— start of Supplied records —

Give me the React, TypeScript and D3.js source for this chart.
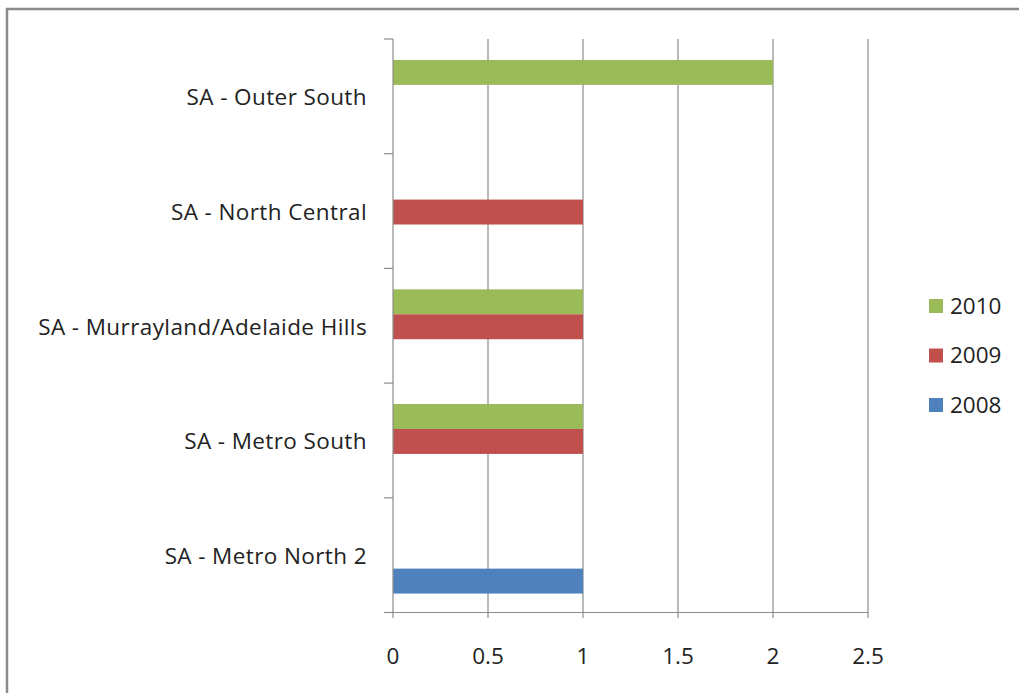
import { useEffect, useRef } from "react";
import * as d3 from "d3";

const categories = [
  "SA - Outer South",
  "SA - North Central",
  "SA - Murrayland/Adelaide Hills",
  "SA - Metro South",
  "SA - Metro North 2",
];
const seriesNames = ["2010", "2009", "2008"];
const values2010 = [2, 0, 1, 1, 0];
const values2009 = [0, 1, 1, 1, 0];
const values2008 = [0, 0, 0, 0, 1];
const xTicks = [0, 0.5, 1, 1.5, 2, 2.5];
const colors = ["#9BBB59", "#C0504D", "#4F81BD"];

export default function App() {
  const ref = useRef(null);
  const width = 1019;
  const height = 693;

  useEffect(() => {
    draw();
  });

  function draw() {
    const svg = d3.select(ref.current);
    svg.selectAll("*").remove();
    const font = "'Open Sans', sans-serif";
    const grey = "#8c8c8c";
    const fontSize = 22.5;

    // outer frame
    svg
      .append("rect")
      .attr("x", 7)
      .attr("y", 9)
      .attr("width", 1030)
      .attr("height", 700)
      .attr("fill", "#fff")
      .attr("stroke", "#8a8a8a")
      .attr("stroke-width", 2.5);

    const x = d3.scaleLinear().domain([0, 2.5]).range([393, 868]);
    const y = d3.scaleBand().domain(categories).range([39, 612.5]);
    const inner = d3
      .scaleBand()
      .domain(seriesNames)
      .range([0, y.bandwidth()])
      .paddingOuter(0.8);

    // vertical gridlines
    svg
      .append("g")
      .selectAll("line")
      .data(xTicks.slice(1))
      .enter()
      .append("line")
      .attr("x1", (d) => x(d))
      .attr("x2", (d) => x(d))
      .attr("y1", 39)
      .attr("y2", 618)
      .attr("stroke", grey)
      .attr("stroke-width", 1.2);

    // bars
    const series = [values2010, values2009, values2008];
    series.forEach((vals, si) => {
      svg
        .append("g")
        .selectAll("rect")
        .data(vals.map((v, i) => ({ v, c: categories[i] })).filter((d) => d.v > 0))
        .enter()
        .append("rect")
        .attr("x", x(0))
        .attr("y", (d) => y(d.c)! + inner(seriesNames[si])! + 1)
        .attr("width", (d) => x(d.v) - x(0))
        .attr("height", inner.bandwidth())
        .attr("fill", colors[si]);
    });

    // y axis
    svg
      .append("line")
      .attr("x1", x(0))
      .attr("x2", x(0))
      .attr("y1", 39)
      .attr("y2", 618)
      .attr("stroke", grey)
      .attr("stroke-width", 1.2);
    const yTicks = categories.map((c) => y(c)!).concat([612.5]);
    svg
      .append("g")
      .selectAll("line")
      .data(yTicks)
      .enter()
      .append("line")
      .attr("x1", 384)
      .attr("x2", x(0))
      .attr("y1", (d) => d)
      .attr("y2", (d) => d)
      .attr("stroke", grey)
      .attr("stroke-width", 1.2);

    // x axis
    svg
      .append("line")
      .attr("x1", 384)
      .attr("x2", x(2.5))
      .attr("y1", 612.5)
      .attr("y2", 612.5)
      .attr("stroke", grey)
      .attr("stroke-width", 1.2);

    svg
      .append("g")
      .selectAll("text")
      .data(xTicks)
      .enter()
      .append("text")
      .attr("x", (d) => x(d))
      .attr("y", 664)
      .attr("text-anchor", "middle")
      .attr("font-family", font)
      .attr("font-size", fontSize)
      .attr("fill", "#222")
      .text((d) => String(d));

    // category labels
    svg
      .append("g")
      .selectAll("text")
      .data(categories)
      .enter()
      .append("text")
      .attr("x", 367)
      .attr("y", (d) => y(d)! + y.bandwidth() / 2 + 1)
      .attr("dy", "0.35em")
      .attr("text-anchor", "end")
      .attr("font-family", font)
      .attr("font-size", fontSize)
      .attr("letter-spacing", 0.4)
      .attr("fill", "#222")
      .text((d) => d);

    // legend
    const legend = svg
      .append("g")
      .selectAll("g")
      .data(seriesNames)
      .enter()
      .append("g")
      .attr("transform", (_, i) => "translate(929," + (306 + i * 49.5) + ")");
    legend
      .append("rect")
      .attr("x", 0)
      .attr("y", -7)
      .attr("width", 14)
      .attr("height", 14)
      .attr("fill", (_, i) => colors[i]);
    legend
      .append("text")
      .attr("x", 21)
      .attr("y", 0)
      .attr("dy", "0.35em")
      .attr("font-family", font)
      .attr("font-size", fontSize)
      .attr("fill", "#222")
      .text((d) => d);
  }

  return (
    <svg
      width={width}
      height={height}
      ref={ref}
      style={{ position: "absolute", left: 0, top: 0, display: "block" }}
    ></svg>
  );
}
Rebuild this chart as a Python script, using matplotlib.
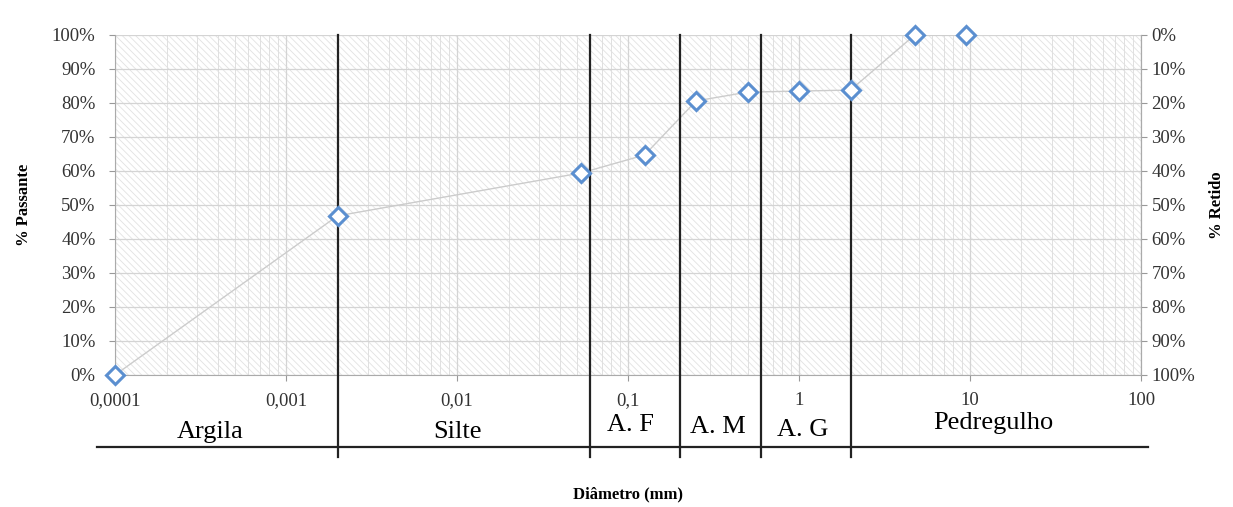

— end of Supplied records —

◆ **What to produce**: Copy all the lines of data exactly as they appear, dropping any images.

◆ **Reply**:
Give me the React, TypeScript and D3.js source for this chart.
import { useEffect, useRef } from "react";
import * as d3 from "d3";

const categories = [
  "SA - Outer South",
  "SA - North Central",
  "SA - Murrayland/Adelaide Hills",
  "SA - Metro South",
  "SA - Metro North 2",
];
const seriesNames = ["2010", "2009", "2008"];
const values2010 = [2, 0, 1, 1, 0];
const values2009 = [0, 1, 1, 1, 0];
const values2008 = [0, 0, 0, 0, 1];
const xTicks = [0, 0.5, 1, 1.5, 2, 2.5];
const colors = ["#9BBB59", "#C0504D", "#4F81BD"];

export default function App() {
  const ref = useRef(null);
  const width = 1019;
  const height = 693;

  useEffect(() => {
    draw();
  });

  function draw() {
    const svg = d3.select(ref.current);
    svg.selectAll("*").remove();
    const font = "'Open Sans', sans-serif";
    const grey = "#8c8c8c";
    const fontSize = 22.5;

    // outer frame
    svg
      .append("rect")
      .attr("x", 7)
      .attr("y", 9)
      .attr("width", 1030)
      .attr("height", 700)
      .attr("fill", "#fff")
      .attr("stroke", "#8a8a8a")
      .attr("stroke-width", 2.5);

    const x = d3.scaleLinear().domain([0, 2.5]).range([393, 868]);
    const y = d3.scaleBand().domain(categories).range([39, 612.5]);
    const inner = d3
      .scaleBand()
      .domain(seriesNames)
      .range([0, y.bandwidth()])
      .paddingOuter(0.8);

    // vertical gridlines
    svg
      .append("g")
      .selectAll("line")
      .data(xTicks.slice(1))
      .enter()
      .append("line")
      .attr("x1", (d) => x(d))
      .attr("x2", (d) => x(d))
      .attr("y1", 39)
      .attr("y2", 618)
      .attr("stroke", grey)
      .attr("stroke-width", 1.2);

    // bars
    const series = [values2010, values2009, values2008];
    series.forEach((vals, si) => {
      svg
        .append("g")
        .selectAll("rect")
        .data(vals.map((v, i) => ({ v, c: categories[i] })).filter((d) => d.v > 0))
        .enter()
        .append("rect")
        .attr("x", x(0))
        .attr("y", (d) => y(d.c)! + inner(seriesNames[si])! + 1)
        .attr("width", (d) => x(d.v) - x(0))
        .attr("height", inner.bandwidth())
        .attr("fill", colors[si]);
    });

    // y axis
    svg
      .append("line")
      .attr("x1", x(0))
      .attr("x2", x(0))
      .attr("y1", 39)
      .attr("y2", 618)
      .attr("stroke", grey)
      .attr("stroke-width", 1.2);
    const yTicks = categories.map((c) => y(c)!).concat([612.5]);
    svg
      .append("g")
      .selectAll("line")
      .data(yTicks)
      .enter()
      .append("line")
      .attr("x1", 384)
      .attr("x2", x(0))
      .attr("y1", (d) => d)
      .attr("y2", (d) => d)
      .attr("stroke", grey)
      .attr("stroke-width", 1.2);

    // x axis
    svg
      .append("line")
      .attr("x1", 384)
      .attr("x2", x(2.5))
      .attr("y1", 612.5)
      .attr("y2", 612.5)
      .attr("stroke", grey)
      .attr("stroke-width", 1.2);

    svg
      .append("g")
      .selectAll("text")
      .data(xTicks)
      .enter()
      .append("text")
      .attr("x", (d) => x(d))
      .attr("y", 664)
      .attr("text-anchor", "middle")
      .attr("font-family", font)
      .attr("font-size", fontSize)
      .attr("fill", "#222")
      .text((d) => String(d));

    // category labels
    svg
      .append("g")
      .selectAll("text")
      .data(categories)
      .enter()
      .append("text")
      .attr("x", 367)
      .attr("y", (d) => y(d)! + y.bandwidth() / 2 + 1)
      .attr("dy", "0.35em")
      .attr("text-anchor", "end")
      .attr("font-family", font)
      .attr("font-size", fontSize)
      .attr("letter-spacing", 0.4)
      .attr("fill", "#222")
      .text((d) => d);

    // legend
    const legend = svg
      .append("g")
      .selectAll("g")
      .data(seriesNames)
      .enter()
      .append("g")
      .attr("transform", (_, i) => "translate(929," + (306 + i * 49.5) + ")");
    legend
      .append("rect")
      .attr("x", 0)
      .attr("y", -7)
      .attr("width", 14)
      .attr("height", 14)
      .attr("fill", (_, i) => colors[i]);
    legend
      .append("text")
      .attr("x", 21)
      .attr("y", 0)
      .attr("dy", "0.35em")
      .attr("font-family", font)
      .attr("font-size", fontSize)
      .attr("fill", "#222")
      .text((d) => d);
  }

  return (
    <svg
      width={width}
      height={height}
      ref={ref}
      style={{ position: "absolute", left: 0, top: 0, display: "block" }}
    ></svg>
  );
}
Rebuild this chart as a Python script, using matplotlib.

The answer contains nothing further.